LES ÉLITES FRANÇAISES Essai critique
Ce livre de Maurice Bernard (48) porte sur les élites françaises, sur leur mode de formation, leur place dans la société et leur impact, en interne et en externe. C’est l’oeuvre d’un observateur attentif, scrupuleux, un rien désabusé aussi. On sent l’auteur déçu de ce que le rayonnement international de la France, par ses chercheurs, ses écrivains et artistes, ses entreprises s’affaiblit. On pourrait reprocher à ce livre son constat d’insuffisances et d’échecs, au détriment de belles réussites passées sous silence, comme celle de l’École de Paris du management. D’une écriture limpide, aux assertions la plupart indiscutables, il est marqué par la modestie et la franchise.
Le premier tome analyse, de façon logique et chronologique, la constitution du système méritocratique français. Il est préfacé par Thierry de Montbrial (63).
Le second tome montre comment le système méritocratique confère pouvoir, richesse et considération dans la société française. Raymond Boudon l’a préfacé.
Le troisième tome est un bilan critique de la société française d’aujourd’hui. Il s’ouvre sur une préface de Jacques Lesourne (48).
En toute transparence, je fus recruté à l’École polytechnique comme enseignant, alors que Maurice Bernard y dirigeait l’enseignement et la recherche. Mon propre parcours, avec des séjours de longue durée à l’étranger, m’a permis d’y découvrir d’autres cultures que la nôtre. C’est à cette aune, comparatiste, que je discuterai les thèses de Bernard.
La première, la plus générale, qui sert d’axe porteur à tout le livre, est qu’une élite, sélectionnée pour son excellence comme pour sa poursuite de l’excellence, a vocation à être dirigeante. Cette pétition de principe est contestable. L’exemple américain montre qu’une telle approche top-down s’avère souvent moins performante qu’une approche bottom-up. On se souviendra, à ce propos, du réquisitoire de Richard P. Feynman à l’encontre de la première, qu’il rendit responsable du désastre de la navette spatiale Challenger. De plus, notre pays est suffoqué par le poids de l’administration. La longue histoire de France, État fort et centralisé, l’explique ; comment donc remobiliser les acteurs de l’économie et les artisans de la culture, afin de revigorer notre pays ?

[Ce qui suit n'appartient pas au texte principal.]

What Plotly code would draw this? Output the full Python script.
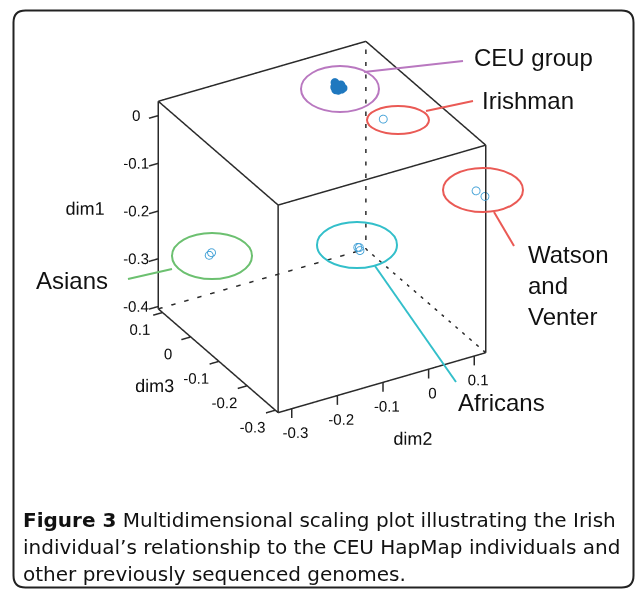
import plotly.graph_objects as go

W, H = 636, 590

# ---------------- data ----------------
dim2_range = [-0.33, 0.125]   # x (front bottom edge)
dim3_range = [-0.31, 0.115]   # y (left bottom edge, depth)
dim1_range = [-0.405, 0.03]   # z (vertical)

dim1_ticks = [-0.4, -0.3, -0.2, -0.1, 0]
dim2_ticks = [-0.3, -0.2, -0.1, 0, 0.1]
dim3_ticks = [-0.3, -0.2, -0.1, 0, 0.1]
dim1_ticklabels = ["-0.4", "-0.3", "-0.2", "-0.1", "0"]
dim2_ticklabels = ["-0.3", "-0.2", "-0.1", "0", "0.1"]
dim3_ticklabels = ["-0.3", "-0.2", "-0.1", "0", "0.1"]

ceu_dim2 = [0.010, 0.015, 0.020, 0.025, 0.030, 0.012, 0.018, 0.024, 0.016, 0.022, 0.028, 0.019, 0.021, 0.017]
ceu_dim3 = [0.040, 0.048, 0.044, 0.050, 0.042, 0.036, 0.052, 0.038, 0.046, 0.041, 0.047, 0.043, 0.045, 0.039]
ceu_dim1 = [0.005, -0.002, 0.003, 0.000, -0.004, 0.002, 0.006, -0.003, -0.006, 0.004, 0.001, -0.001, -0.008, 0.0]

irish_dim2 = [0.042]
irish_dim3 = [-0.080]
irish_dim1 = [-0.010]

wv_dim2 = [0.120, 0.124]
wv_dim3 = [-0.283, -0.308]
wv_dim1 = [-0.078, -0.078]

afr_dim2 = [0.090, 0.096, 0.093]
afr_dim3 = [0.088, 0.092, 0.085]
afr_dim1 = [-0.378, -0.382, -0.384]

asn_dim2 = [-0.240, -0.233]
asn_dim3 = [0.081, 0.084]
asn_dim1 = [-0.300, -0.298]

# ---------------- helpers ----------------
x0, x1 = dim2_range
y0, y1 = dim3_range
z0, z1 = dim1_range
sx, sy, sz = x1 - x0, y1 - y0, z1 - z0
PAD = 0.45

POINT_COLOR = "#3f9fd6"
BOX_COLOR = "#2a2a2a"

fig = go.Figure()

# box edges (the edges meeting at the far bottom corner are dashed)
corners = {}
for i, xx in enumerate([x0, x1]):
    for j, yy in enumerate([y0, y1]):
        for k, zz in enumerate([z0, z1]):
            corners[(i, j, k)] = (xx, yy, zz)
edges = []
for a in corners:
    for b in corners:
        if a < b and sum(abs(p - q) for p, q in zip(a, b)) == 1:
            edges.append((a, b))
hidden = (1, 1, 0)
ex, ey, ez, hx, hy, hz = [], [], [], [], [], []
for a, b in edges:
    tx, ty, tz = (hx, hy, hz) if hidden in (a, b) else (ex, ey, ez)
    for c in (a, b):
        tx.append(corners[c][0]); ty.append(corners[c][1]); tz.append(corners[c][2])
    tx.append(None); ty.append(None); tz.append(None)

fig.add_trace(go.Scatter3d(x=ex, y=ey, z=ez, mode="lines",
                           line=dict(color=BOX_COLOR, width=3), hoverinfo="skip", showlegend=False))
fig.add_trace(go.Scatter3d(x=hx, y=hy, z=hz, mode="lines",
                           line=dict(color=BOX_COLOR, width=3, dash="dash"), hoverinfo="skip", showlegend=False))

# ticks
TL = 0.045
tx, ty, tz = [], [], []
for v in dim1_ticks:   # back-left vertical edge
    tx += [x0, x0 - TL * sx, None]; ty += [y1, y1, None]; tz += [v, v, None]
for v in dim2_ticks:   # front-bottom edge
    tx += [v, v, None]; ty += [y0, y0, None]; tz += [z0, z0 - TL * sz, None]
for v in dim3_ticks:   # left-bottom edge
    tx += [x0, x0 - TL * sx, None]; ty += [v, v, None]; tz += [z0, z0, None]
fig.add_trace(go.Scatter3d(x=tx, y=ty, z=tz, mode="lines",
                           line=dict(color=BOX_COLOR, width=3), hoverinfo="skip", showlegend=False))

tick_font = dict(family="Liberation Sans, Arial", size=15, color="#111")
MC = "middle center"
fig.add_trace(go.Scatter3d(
    x=[x0 - 0.08 * sx] * len(dim1_ticks), y=[y1 + 0.047 * sy] * len(dim1_ticks), z=dim1_ticks,
    mode="text", text=dim1_ticklabels, textposition=MC, textfont=tick_font,
    hoverinfo="skip", showlegend=False))
fig.add_trace(go.Scatter3d(
    x=dim2_ticks, y=[y0 - 0.03 * sy] * len(dim2_ticks), z=[z0 - 0.10 * sz] * len(dim2_ticks),
    mode="text", text=dim2_ticklabels, textposition=MC, textfont=tick_font,
    hoverinfo="skip", showlegend=False))
fig.add_trace(go.Scatter3d(
    x=[x0 - 0.11 * sx] * len(dim3_ticks), y=dim3_ticks, z=[z0 - 0.05 * sz] * len(dim3_ticks),
    mode="text", text=dim3_ticklabels, textposition=MC, textfont=tick_font,
    hoverinfo="skip", showlegend=False))

title_font = dict(family="Liberation Sans, Arial", size=18, color="#111")
fig.add_trace(go.Scatter3d(
    x=[x0 - 0.253 * sx, -0.05, x0 - 0.333 * sx],
    y=[y1 + 0.1735 * sy, y0 - 0.058 * sy, -0.15 + 0.078 * sy],
    z=[-0.2, z0 - 0.272 * sz, z0],
    mode="text", text=["dim1", "dim2", "dim3"], textposition=MC, textfont=title_font,
    hoverinfo="skip", showlegend=False))

# points (CEU individuals overlap into a solid blob)
for xs, ys, zs, col, sym in [(ceu_dim2, ceu_dim3, ceu_dim1, "#1f78bf", "circle"),
                             (irish_dim2, irish_dim3, irish_dim1, POINT_COLOR, "circle-open"),
                             (wv_dim2, wv_dim3, wv_dim1, POINT_COLOR, "circle-open"),
                             (afr_dim2, afr_dim3, afr_dim1, POINT_COLOR, "circle-open"),
                             (asn_dim2, asn_dim3, asn_dim1, POINT_COLOR, "circle-open")]:
    fig.add_trace(go.Scatter3d(x=xs, y=ys, z=zs, mode="markers",
                               marker=dict(symbol=sym, size=5, color=col),
                               hoverinfo="skip", showlegend=False))

# ---------------- 2D overlay (pixel helpers) ----------------
def px(x):
    return x / W

def py(y):
    return 1 - y / H

shapes = []
def ellipse(cx, cy, rx, ry, color):
    shapes.append(dict(type="circle", xref="paper", yref="paper",
                       x0=px(cx - rx), x1=px(cx + rx), y0=py(cy + ry), y1=py(cy - ry),
                       line=dict(color=color, width=2)))

def seg(xa, ya, xb, yb, color):
    shapes.append(dict(type="line", xref="paper", yref="paper",
                       x0=px(xa), y0=py(ya), x1=px(xb), y1=py(yb),
                       line=dict(color=color, width=2)))

PURPLE = "#b978c0"
RED = "#ea5a55"
CYAN = "#33bfca"
GREEN = "#6cc070"

ellipse(340, 89, 39, 23, PURPLE)
seg(364, 72, 463, 61, PURPLE)
ellipse(398, 120, 31, 14, RED)
seg(426, 111, 473, 101, RED)
ellipse(483, 190, 40, 22, RED)
seg(494, 212, 514, 246, RED)
ellipse(357, 245, 40, 23, CYAN)
seg(375, 266, 456, 382, CYAN)
ellipse(212, 256, 40, 23, GREEN)
seg(172, 269, 128, 279, GREEN)

# rounded border
L, T, R, B, r = 13.5, 10.5, 633.5, 587.5, 12
path = (f"M {px(L + r)},{py(T)} L {px(R - r)},{py(T)} Q {px(R)},{py(T)} {px(R)},{py(T + r)} "
        f"L {px(R)},{py(B - r)} Q {px(R)},{py(B)} {px(R - r)},{py(B)} "
        f"L {px(L + r)},{py(B)} Q {px(L)},{py(B)} {px(L)},{py(B - r)} "
        f"L {px(L)},{py(T + r)} Q {px(L)},{py(T)} {px(L + r)},{py(T)} Z")
shapes.append(dict(type="path", xref="paper", yref="paper", path=path,
                   line=dict(color="#222", width=2)))

big = dict(family="Liberation Sans, Arial", size=24, color="#111")
annotations = []
def label(x, y, text, font=big, align="left"):
    annotations.append(dict(x=px(x), y=py(y), xref="paper", yref="paper", text=text,
                            showarrow=False, xanchor="left", yanchor="middle",
                            align=align, font=font))

label(472, 57, "CEU group")
label(480, 100, "Irishman")
label(526, 285, "Watson<br>and<br>Venter")
label(34, 280, "Asians")
label(456, 402, "Africans")

cap_font = dict(family="DejaVu Sans", size=20, color="#111")
caption_lines = ["<b>Figure 3</b> Multidimensional scaling plot illustrating the Irish",
                 "individual\u2019s relationship to the CEU HapMap individuals and",
                 "other previously sequenced genomes."]
for i, line in enumerate(caption_lines):
    label(21, 520 + 27 * i, line, font=cap_font)

# scene domain centred on box centre (322, 227)
cx, cy, dw, dh = 322, 227, 560, 440
dom_x = [px(cx - dw / 2), px(cx + dw / 2)]
dom_y = [py(cy + dh / 2), py(cy - dh / 2)]

def axis(rng, span):
    return dict(visible=False, range=[rng[0] - PAD * span, rng[1] + PAD * span])

ZOOM = 2.07
fig.update_layout(
    width=W, height=H, margin=dict(l=0, r=0, t=0, b=0),
    paper_bgcolor="white", plot_bgcolor="white",
    scene=dict(
        domain=dict(x=dom_x, y=dom_y),
        xaxis=axis(dim2_range, sx), yaxis=axis(dim3_range, sy), zaxis=axis(dim1_range, sz),
        aspectmode="manual", aspectratio=dict(x=ZOOM, y=ZOOM, z=ZOOM),
        bgcolor="rgba(0,0,0,0)",
        camera=dict(eye=dict(x=-0.866, y=-1.5, z=1.0), up=dict(x=0, y=0, z=1),
                    center=dict(x=0, y=0, z=0), projection=dict(type="orthographic")),
    ),
    shapes=shapes, annotations=annotations, showlegend=False,
)

fig.write_html("out.html", config={"displayModeBar": False},
               post_script="document.body.style.margin='0px';")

Ma seconde remarque porte sur les prépas. Bernard, qui les présente avec soin et une riche documentation, m’a paru néanmoins glisser un peu rapidement sur leur négatif (un bagne deux ou trois ans durant ; le problème du concours, bien posé, élégant, suite de variations sur un thème qui permet aux plus astucieux de grappiller des points et de faire le trou, mais passablement déconnecté d’avec la réalité) comme sur leur positif (la camaraderie avec d’autres intelligences et quelques surdoués ; les colles, qui vous forment durablement à exposer, même à des auditoires hostiles). Le reproche majeur à faire aux prépas, symptomatiques en cela de notre enseignement public dans son ensemble, est de formater les individus au même moule. Si les Britanniques engrangent les Nobel, leur véritable culte de l’excentricité y est pour quelque chose.
Ma troisième remarque est d’ordre épistémologique. L’enseignement français n’a pas comme seules caractéristiques son abstraction et sa domination par les mathématiques. Il est plombé, de manière plus générale encore, par le cartésianisme et le raisonnement déductif, plutôt qu’inductif. Certes, il est de bonne méthode de réduire la difficulté, de procéder de manière analytique. Néanmoins, cette manière de confronter les situations n’est pas la seule, ni systématiquement la meilleure. Face à la complexité, qui est de règle de nos jours, d’autres approches, empiriques, voire même holistes, maîtrisent mieux les phénomènes.
Je recommande vivement la lecture de cet ouvrage, qui pose un diagnostic objectif d’une situation préoccupante. C’est un livre courageux, qui vient à son heure. Les décideurs de tout bord auront grand avantage à le lire pour citer des faits exacts et se convaincre d’agir dans leur propre sphère, et d’y induire d’urgentes réformes.